More witnesses called to answer questions
The parliamentary audit committee on Wednesday said it had ordered Mr Margerison to produce answers to a series of questions and appear at a hearing on July 28.
The committee said it had published the signed statement from Mr Daly "in the interests of transparency".
It has also written to all those named in the statement for their responses by July 24 and issued a sharp reminder that "interfering with or harassing witnesses in any way may be regarded as a contempt of the Parliament".
Committee chair Julian Hill said the Watt review had focused on public officials but hadn't been able to examine the actions of ministers, suppliers or consultancy and lobbyist groups.
"The committee has reached no conclusions at this stage and invites anyone with information to provide evidence to the committee.

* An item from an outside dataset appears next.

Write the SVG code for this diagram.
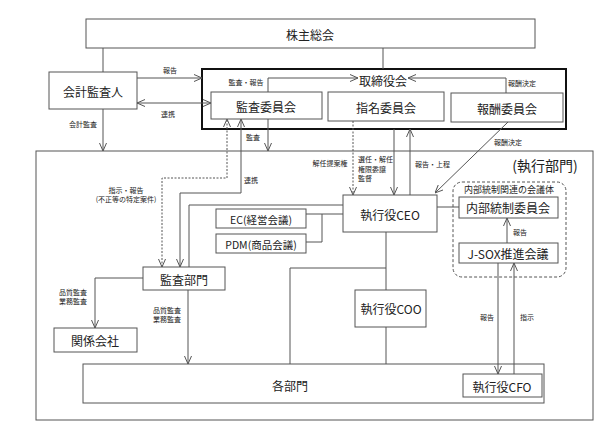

Further public and in camera hearings are expected to be held in late July and August," Mr Hill said in a statement on Wednesday.
The committee held an in-camera hearing with evidence given under oath by Mr Daly last week, as well as a public hearing with one of Synergy 360's clients, computer giant Infosys.
Andrew Garth, Infosys's executive vice-president, told Friday's hearing the relationship with Synergy 360 had ended while also revealing there had been 11 meetings with Mr Robert when he was minister.
The committee has sought further information from Infosys, which paid Synergy 360 about $16 million over five years for state- and federal-linked projects.